La Russie, par l’intermédiaire de son ministre russe des Affaires étrangères Sergueï Lavrov, dénonce de son côté «le comportement de la partie polonaise […] absolument inacceptable. Ils violent toutes les normes juridiques», alors que la Pologne doit commencer en décembre la construction d’un mur le long de la frontière avec le Bélarus, et la finira au premier semestre 2022. «L’entreprise que nous devons mener à bien est un investissement absolument stratégique et prioritaire pour la sécurité de la nation et de ses citoyens», justifiait lundi le ministre de l’Intérieur polonais Mariusz Kaminski.

Le ministère de l’Intérieur polonais a souligné que les contrats correspondants seraient signés d’ici au 15 décembre et que les travaux seraient entamés plus tard le même mois, les ouvriers devant se relayer 24 heures sur 24 en trois équipes. L’ouvrage coûtera environ 353 millions d’euros (407 millions de dollars) et devrait s’étendre sur 180 kilomètres, soit environ la moitié de la longueur totale de la frontière séparant la Pologne du Bélarus (407km). Le Parlement a donné son feu vert à sa construction le mois dernier.

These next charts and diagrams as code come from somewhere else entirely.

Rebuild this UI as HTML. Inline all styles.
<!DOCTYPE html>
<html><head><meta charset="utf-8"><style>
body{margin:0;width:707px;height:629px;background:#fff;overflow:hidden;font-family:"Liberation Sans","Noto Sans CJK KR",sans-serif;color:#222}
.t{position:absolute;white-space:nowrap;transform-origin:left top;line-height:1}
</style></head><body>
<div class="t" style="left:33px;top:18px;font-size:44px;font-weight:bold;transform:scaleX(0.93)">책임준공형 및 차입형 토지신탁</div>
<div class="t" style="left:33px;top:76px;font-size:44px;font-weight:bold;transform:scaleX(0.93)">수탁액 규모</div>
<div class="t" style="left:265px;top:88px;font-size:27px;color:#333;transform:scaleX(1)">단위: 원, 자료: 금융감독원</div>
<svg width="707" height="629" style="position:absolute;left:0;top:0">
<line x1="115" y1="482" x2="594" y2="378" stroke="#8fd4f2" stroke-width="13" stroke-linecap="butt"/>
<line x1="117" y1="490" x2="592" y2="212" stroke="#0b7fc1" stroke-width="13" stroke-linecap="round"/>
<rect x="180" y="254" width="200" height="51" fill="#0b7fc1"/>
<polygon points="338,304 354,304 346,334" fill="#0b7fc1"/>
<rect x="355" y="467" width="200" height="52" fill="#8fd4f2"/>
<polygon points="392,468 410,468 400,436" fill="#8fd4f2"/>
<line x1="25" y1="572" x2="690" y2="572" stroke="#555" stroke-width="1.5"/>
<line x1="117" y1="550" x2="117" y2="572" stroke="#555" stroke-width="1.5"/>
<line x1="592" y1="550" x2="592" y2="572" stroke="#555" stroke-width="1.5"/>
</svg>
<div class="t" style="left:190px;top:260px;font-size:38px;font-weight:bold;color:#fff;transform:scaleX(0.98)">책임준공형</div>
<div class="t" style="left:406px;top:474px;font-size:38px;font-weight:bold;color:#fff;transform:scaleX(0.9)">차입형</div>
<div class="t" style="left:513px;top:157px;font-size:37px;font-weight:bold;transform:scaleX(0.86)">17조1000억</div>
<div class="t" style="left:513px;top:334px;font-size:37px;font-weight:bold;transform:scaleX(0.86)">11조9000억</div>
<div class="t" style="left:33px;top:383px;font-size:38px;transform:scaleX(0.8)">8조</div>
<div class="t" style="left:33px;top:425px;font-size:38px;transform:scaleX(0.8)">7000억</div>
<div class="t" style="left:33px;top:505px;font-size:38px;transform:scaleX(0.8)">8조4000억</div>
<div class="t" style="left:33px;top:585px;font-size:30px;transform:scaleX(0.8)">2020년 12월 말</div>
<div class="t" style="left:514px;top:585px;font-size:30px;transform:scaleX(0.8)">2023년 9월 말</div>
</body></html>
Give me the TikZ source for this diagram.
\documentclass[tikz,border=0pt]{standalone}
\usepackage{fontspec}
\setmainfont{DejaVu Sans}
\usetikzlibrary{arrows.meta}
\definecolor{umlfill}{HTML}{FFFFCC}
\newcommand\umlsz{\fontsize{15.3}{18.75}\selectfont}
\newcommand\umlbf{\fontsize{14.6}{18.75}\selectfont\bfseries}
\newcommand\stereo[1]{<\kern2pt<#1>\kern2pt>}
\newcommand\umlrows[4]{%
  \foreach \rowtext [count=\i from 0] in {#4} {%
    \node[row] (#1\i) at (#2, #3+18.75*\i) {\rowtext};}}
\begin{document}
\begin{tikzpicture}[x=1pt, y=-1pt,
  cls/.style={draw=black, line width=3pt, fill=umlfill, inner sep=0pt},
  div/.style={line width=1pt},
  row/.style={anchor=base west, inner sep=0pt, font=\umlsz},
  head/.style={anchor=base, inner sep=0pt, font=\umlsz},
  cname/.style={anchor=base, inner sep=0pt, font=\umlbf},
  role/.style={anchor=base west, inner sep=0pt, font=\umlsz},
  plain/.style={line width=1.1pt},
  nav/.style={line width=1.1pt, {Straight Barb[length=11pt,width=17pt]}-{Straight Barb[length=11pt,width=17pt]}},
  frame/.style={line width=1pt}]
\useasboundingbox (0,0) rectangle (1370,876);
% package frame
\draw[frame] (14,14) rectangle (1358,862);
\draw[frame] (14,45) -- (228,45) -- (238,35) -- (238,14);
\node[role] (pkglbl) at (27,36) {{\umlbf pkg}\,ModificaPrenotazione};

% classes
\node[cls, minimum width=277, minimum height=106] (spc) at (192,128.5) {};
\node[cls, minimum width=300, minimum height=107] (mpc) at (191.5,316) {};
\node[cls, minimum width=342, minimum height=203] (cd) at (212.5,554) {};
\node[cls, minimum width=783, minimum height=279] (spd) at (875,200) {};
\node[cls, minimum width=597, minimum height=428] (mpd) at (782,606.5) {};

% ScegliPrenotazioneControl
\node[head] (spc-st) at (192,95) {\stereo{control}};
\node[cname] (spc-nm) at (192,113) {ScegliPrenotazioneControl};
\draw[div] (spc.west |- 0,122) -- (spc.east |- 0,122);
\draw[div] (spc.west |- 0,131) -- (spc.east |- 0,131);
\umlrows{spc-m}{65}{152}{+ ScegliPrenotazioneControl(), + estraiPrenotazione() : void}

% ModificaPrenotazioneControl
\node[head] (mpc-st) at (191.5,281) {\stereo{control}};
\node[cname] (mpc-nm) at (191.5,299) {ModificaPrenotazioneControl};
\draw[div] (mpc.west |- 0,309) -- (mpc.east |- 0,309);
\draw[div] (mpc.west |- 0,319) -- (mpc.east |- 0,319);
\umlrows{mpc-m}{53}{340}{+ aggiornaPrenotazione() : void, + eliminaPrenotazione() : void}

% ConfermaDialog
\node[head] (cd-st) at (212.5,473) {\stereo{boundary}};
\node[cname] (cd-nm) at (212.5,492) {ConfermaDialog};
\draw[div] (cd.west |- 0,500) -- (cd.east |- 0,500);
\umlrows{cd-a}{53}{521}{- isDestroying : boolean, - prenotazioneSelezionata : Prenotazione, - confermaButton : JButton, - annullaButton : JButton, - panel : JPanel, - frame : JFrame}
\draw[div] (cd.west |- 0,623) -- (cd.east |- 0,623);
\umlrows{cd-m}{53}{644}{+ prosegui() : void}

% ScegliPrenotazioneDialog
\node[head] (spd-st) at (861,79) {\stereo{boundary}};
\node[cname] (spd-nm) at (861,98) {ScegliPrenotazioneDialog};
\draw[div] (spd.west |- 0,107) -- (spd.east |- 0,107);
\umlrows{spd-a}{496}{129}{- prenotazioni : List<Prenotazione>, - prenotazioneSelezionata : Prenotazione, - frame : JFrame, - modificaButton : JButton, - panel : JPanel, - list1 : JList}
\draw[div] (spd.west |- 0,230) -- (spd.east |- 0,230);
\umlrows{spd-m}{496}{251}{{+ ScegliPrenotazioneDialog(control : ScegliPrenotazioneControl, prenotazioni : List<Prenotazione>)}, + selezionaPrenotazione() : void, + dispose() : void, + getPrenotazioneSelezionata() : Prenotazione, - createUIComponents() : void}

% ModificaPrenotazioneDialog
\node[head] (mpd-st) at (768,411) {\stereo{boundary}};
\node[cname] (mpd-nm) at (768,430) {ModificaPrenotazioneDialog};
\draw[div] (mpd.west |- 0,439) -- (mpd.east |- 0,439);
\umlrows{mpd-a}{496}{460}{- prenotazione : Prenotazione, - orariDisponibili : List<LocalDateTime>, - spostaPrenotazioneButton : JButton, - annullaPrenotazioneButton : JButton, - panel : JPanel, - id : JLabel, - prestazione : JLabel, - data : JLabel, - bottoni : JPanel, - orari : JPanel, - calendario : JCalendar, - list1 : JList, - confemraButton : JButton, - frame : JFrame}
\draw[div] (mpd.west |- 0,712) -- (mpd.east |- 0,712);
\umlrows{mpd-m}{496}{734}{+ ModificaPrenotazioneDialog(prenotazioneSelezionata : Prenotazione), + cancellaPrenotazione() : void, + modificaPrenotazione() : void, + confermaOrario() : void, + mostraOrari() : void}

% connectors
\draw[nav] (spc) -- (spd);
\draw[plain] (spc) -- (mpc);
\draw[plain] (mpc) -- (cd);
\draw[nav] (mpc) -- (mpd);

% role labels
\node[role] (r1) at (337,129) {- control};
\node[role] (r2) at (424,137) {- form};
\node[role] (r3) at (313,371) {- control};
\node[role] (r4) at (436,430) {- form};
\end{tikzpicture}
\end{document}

Interrogé sur France Inter pour savoir si Paris soutenait cette construction d’un mur par Varsovie, le porte-parole du gouvernement Gabriel Attal a indiqué mardi que «la France ce qu’elle dit, l’Europe ce qu’elle dit, c’est qu’on doit faire respecter nos frontières. Ce qu’elle dit, c’est qu’elle est en solidarité avec les pays confrontés à cette situation» a-t-il souligné, refusant de condamner l’érection de ce mur. «Évidemment, la situation et cette escalade (entre Pologne et Bélarus, ndlr) me désolent ; ce que je dis, c’est que je n’ai pas de leçons à donner à des pays qui sont confrontés», a-t-il éludé mardi matin.